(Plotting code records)
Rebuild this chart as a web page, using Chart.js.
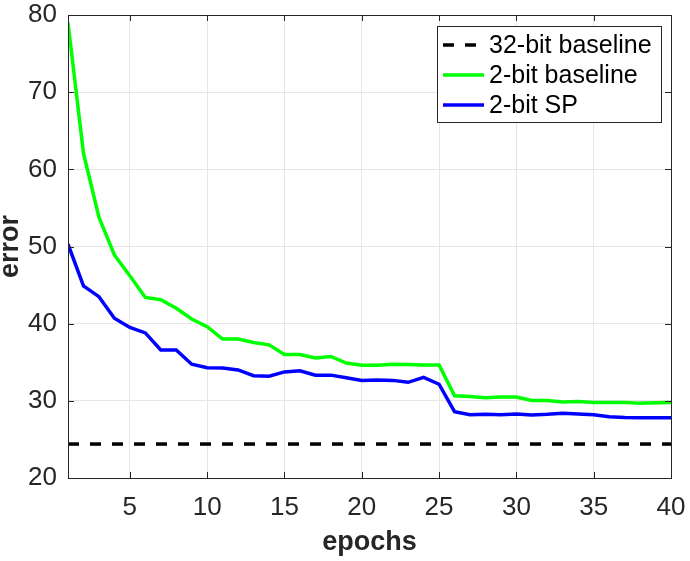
<!DOCTYPE html>
<html>
<head>
<meta charset="utf-8">
<script src="https://cdn.jsdelivr.net/npm/chart.js@4.4.1/dist/chart.umd.min.js"></script>
<style>
html,body{margin:0;padding:0;background:#fff;}
canvas{display:block;}
</style>
</head>
<body>
<canvas id="c" width="690" height="561"></canvas>
<script>
const epochs = [1,2,3,4,5,6,7,8,9,10,11,12,13,14,15,16,17,18,19,20,21,22,23,24,25,26,27,28,29,30,31,32,33,34,35,36,37,38,39,40];
const baseline2bit = [79.0,62.1,53.8,48.9,46.2,43.4,43.1,42.0,40.6,39.6,38.0,38.0,37.55,37.25,36.0,36.0,35.55,35.75,34.9,34.6,34.6,34.75,34.7,34.65,34.65,30.65,30.55,30.4,30.5,30.5,30.05,30.05,29.85,29.9,29.8,29.8,29.8,29.7,29.75,29.8];
const sp2bit = [50.3,44.9,43.5,40.7,39.5,38.8,36.6,36.6,34.75,34.3,34.25,34.0,33.25,33.2,33.75,33.9,33.33,33.33,33.0,32.65,32.7,32.65,32.4,33.05,32.15,28.6,28.2,28.25,28.2,28.3,28.15,28.25,28.4,28.3,28.2,27.95,27.85,27.8,27.8,27.8];
const baseline32bit = 24.4;
const xTicks = [5,10,15,20,25,30,35,40];
const yTicks = [20,30,40,50,60,70,80];
const seriesNames = ['32-bit baseline','2-bit baseline','2-bit SP'];

const FONT = '"Liberation Sans", Arial, Helvetica, sans-serif';
const AXIS = '#262626';

const toPts = (xs, ys) => xs.map((x,i)=>({x:x, y:ys[i]}));

const boxPlugin = {
  id:'boxPlugin',
  afterDraw(chart){
    const ctx = chart.ctx, a = chart.chartArea;
    const xs = chart.scales.x, ys = chart.scales.y;
    ctx.save();
    ctx.strokeStyle = AXIS;
    ctx.lineWidth = 1;
    ctx.strokeRect(Math.round(a.left)+0.5, Math.round(a.top)+0.5, Math.round(a.right-a.left), Math.round(a.bottom-a.top));
    const tl = 6;
    ctx.beginPath();
    xTicks.forEach(t=>{
      const px = Math.round(xs.getPixelForValue(t))+0.5;
      ctx.moveTo(px, a.bottom); ctx.lineTo(px, a.bottom-tl);
      ctx.moveTo(px, a.top); ctx.lineTo(px, a.top+tl);
    });
    yTicks.forEach(t=>{
      const py = Math.round(ys.getPixelForValue(t))+0.5;
      ctx.moveTo(a.left, py); ctx.lineTo(a.left+tl, py);
      ctx.moveTo(a.right, py); ctx.lineTo(a.right-tl, py);
    });
    ctx.stroke();
    // legend
    const lx = 437, ly = 26, lw = 224, lh = 96;
    ctx.fillStyle = '#fff';
    ctx.fillRect(lx, ly, lw, lh);
    ctx.strokeStyle = AXIS;
    ctx.strokeRect(lx+0.5, ly+0.5, lw, lh);
    const rows = [45, 75, 105];
    chart.data.datasets.forEach((ds,i)=>{
      const y = rows[i];
      ctx.beginPath();
      ctx.strokeStyle = ds.borderColor;
      ctx.lineWidth = ds.borderWidth;
      ctx.setLineDash(ds.borderDash || []);
      ctx.moveTo(443, y); ctx.lineTo(484, y);
      ctx.stroke();
      ctx.setLineDash([]);
      ctx.fillStyle = '#000';
      ctx.font = '25px ' + FONT;
      ctx.textBaseline = 'middle';
      ctx.textAlign = 'left';
      ctx.fillText(ds.label, 489, y+1);
    });
    ctx.restore();
  }
};

new Chart(document.getElementById('c'), {
  type:'line',
  data:{
    datasets:[
      {label:seriesNames[0], data:[{x:epochs[0],y:baseline32bit},{x:epochs[epochs.length-1],y:baseline32bit}], borderColor:'#000000', borderWidth:3.5, borderDash:[11,11], pointRadius:0, fill:false},
      {label:seriesNames[1], data:toPts(epochs, baseline2bit), borderColor:'#00ff00', borderWidth:3.5, pointRadius:0, fill:false, tension:0},
      {label:seriesNames[2], data:toPts(epochs, sp2bit), borderColor:'#0000ff', borderWidth:3.5, pointRadius:0, fill:false, tension:0}
    ]
  },
  options:{
    responsive:false,
    animation:false,
    devicePixelRatio:1,
    layout:{padding:{left:0,right:19,top:15,bottom:0}},
    plugins:{legend:{display:false}, tooltip:{enabled:false}},
    scales:{
      x:{
        type:'linear', min:1, max:40,
        afterBuildTicks(s){ s.ticks = xTicks.map(v=>({value:v})); },
        afterFit(s){ s.height = 83; s.paddingLeft = 0; s.paddingRight = 0; },
        grid:{color:'#e6e6e6', lineWidth:1, drawTicks:false},
        border:{display:false},
        ticks:{font:{family:FONT,size:26}, color:AXIS, padding:14, maxRotation:0, autoSkip:false},
        title:{display:true, text:'epochs', font:{family:FONT,size:27,weight:'bold'}, color:AXIS, padding:{top:0,bottom:2}}
      },
      y:{
        min:20, max:80,
        afterBuildTicks(s){ s.ticks = yTicks.map(v=>({value:v})); },
        afterFit(s){ s.width = 68; s.paddingTop = 0; s.paddingBottom = 0; },
        grid:{color:'#e6e6e6', lineWidth:1, drawTicks:false},
        border:{display:false},
        ticks:{font:{family:FONT,size:26}, color:AXIS, padding:11},
        title:{display:true, text:'error', font:{family:FONT,size:27,weight:'bold',lineHeight:0.78}, color:AXIS, padding:{top:0,bottom:0}}
      }
    }
  },
  plugins:[boxPlugin]
});
</script>
</body>
</html>
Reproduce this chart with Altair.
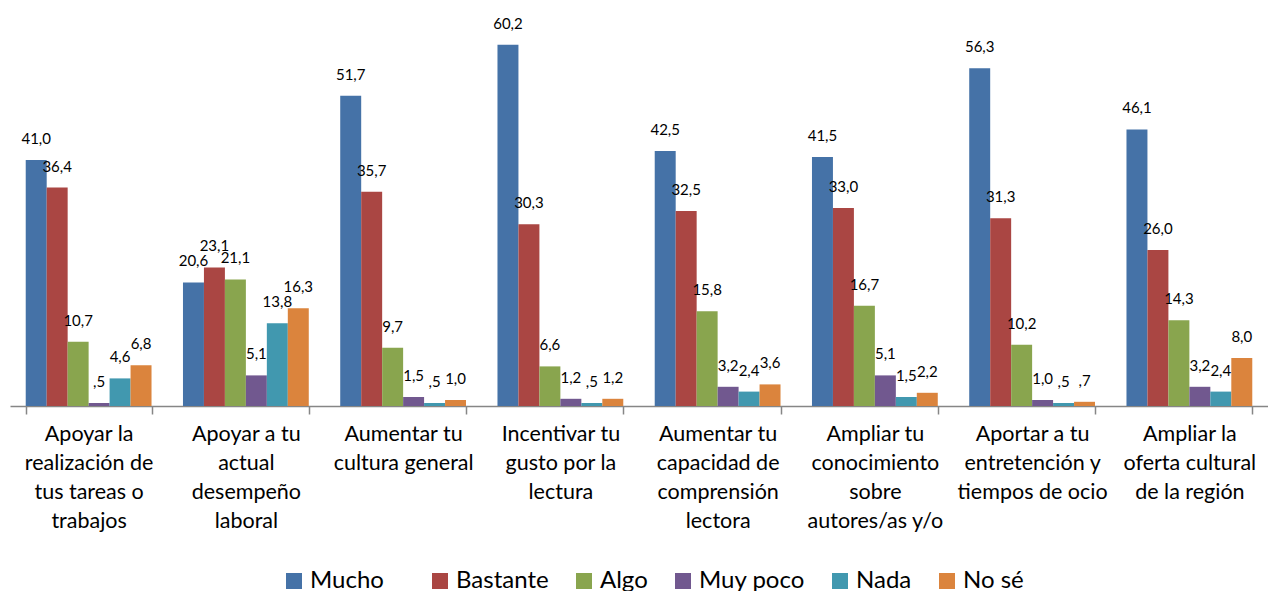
import altair as alt
import pandas as pd

categories = [
    "Apoyar la\nrealización de\ntus tareas o\ntrabajos",
    "Apoyar a tu\nactual\ndesempeño\nlaboral",
    "Aumentar tu\ncultura general",
    "Incentivar tu\ngusto por la\nlectura",
    "Aumentar tu\ncapacidad de\ncomprensión\nlectora",
    "Ampliar tu\nconocimiento\nsobre\nautores/as y/o",
    "Aportar a tu\nentretención y\ntiempos de ocio",
    "Ampliar la\noferta cultural\nde la región",
]
series = ["Mucho", "Bastante", "Algo", "Muy poco", "Nada", "No sé"]
colors = ["#4572A7", "#AA4643", "#89A54E", "#71588F", "#4198AF", "#DB843D"]

mucho = [41.0, 20.6, 51.7, 60.2, 42.5, 41.5, 56.3, 46.1]
bastante = [36.4, 23.1, 35.7, 30.3, 32.5, 33.0, 31.3, 26.0]
algo = [10.7, 21.1, 9.7, 6.6, 15.8, 16.7, 10.2, 14.3]
muy_poco = [0.5, 5.1, 1.5, 1.2, 3.2, 5.1, 1.0, 3.2]
nada = [4.6, 13.8, 0.5, 0.5, 2.4, 1.5, 0.5, 2.4]
no_se = [6.8, 16.3, 1.0, 1.2, 3.6, 2.2, 0.7, 8.0]

values = [mucho, bastante, algo, muy_poco, nada, no_se]


def fmt(v):
    s = f"{v:.1f}".replace(".", ",")
    if s.startswith("0,"):
        s = s[1:]
    return s


rows = []
for s, vals in zip(series, values):
    for c, v in zip(categories, vals):
        rows.append({"cat": c, "serie": s, "valor": v, "label": fmt(v)})
df = pd.DataFrame(rows)

FONT = "Lato"

x = alt.X(
    "cat:N",
    sort=categories,
    scale=alt.Scale(paddingInner=0.2, paddingOuter=0.1),
    axis=alt.Axis(
        title=None,
        labelAngle=0,
        labelExpr="split(datum.label, '\\n')",
        labelFont=FONT,
        labelFontSize=21.5,
        labelLineHeight=29,
        labelColor="#000000",
        labelPadding=9,
        labelBaseline="top",
        tickBand="extent",
        tickSize=8,
        tickColor="#868686",
        tickWidth=1.5,
        domainColor="#868686",
        domainWidth=1.5,
        grid=False,
    ),
)
xo = alt.XOffset("serie:N", sort=series, scale=alt.Scale(paddingInner=0, paddingOuter=0))
y = alt.Y("valor:Q", scale=alt.Scale(domain=[0, 66], nice=False), axis=None)

bars = alt.Chart(df).mark_bar().encode(
    x=x,
    xOffset=xo,
    y=y,
    color=alt.Color(
        "serie:N",
        sort=series,
        scale=alt.Scale(domain=series, range=colors),
        legend=alt.Legend(
            title=None,
            orient="none",
            direction="horizontal",
            legendX=272,
            legendY=559,
            symbolType="square",
            symbolSize=256,
            symbolStrokeWidth=0,
            labelFont=FONT,
            labelFontSize=24,
            labelColor="#000000",
            columnPadding=23,
            labelOffset=4,
            labelExpr="datum.label == 'Mucho' ? 'Mucho\u2003\u2009\u200b' : datum.label",
        ),
    ),
)

labels = alt.Chart(df).mark_text(
    font=FONT, fontSize=15, color="#000000", baseline="middle", dy=-21
).encode(x=x, xOffset=xo, y=y, text="label:N")

chart = (
    alt.layer(bars, labels)
    .properties(
        width=1258,
        height=396,
        autosize=alt.AutoSizeParams(type="none"),
        padding={"left": 2, "top": 2, "right": 0, "bottom": 188},
    )
    .configure_view(stroke=None)
)

chart.save("out.html", embed_options={"renderer": "svg", "actions": False})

**YOUR TASK:** Take the stretch from the line containing "Reproduce this chart with Altair." through the line containing "import pandas as pd" and reproduce it exactly, both ends included. Omit the pictures.

**RESPONSE TO THIS TASK:**
Reproduce this chart with Altair.
import altair as alt
import pandas as pd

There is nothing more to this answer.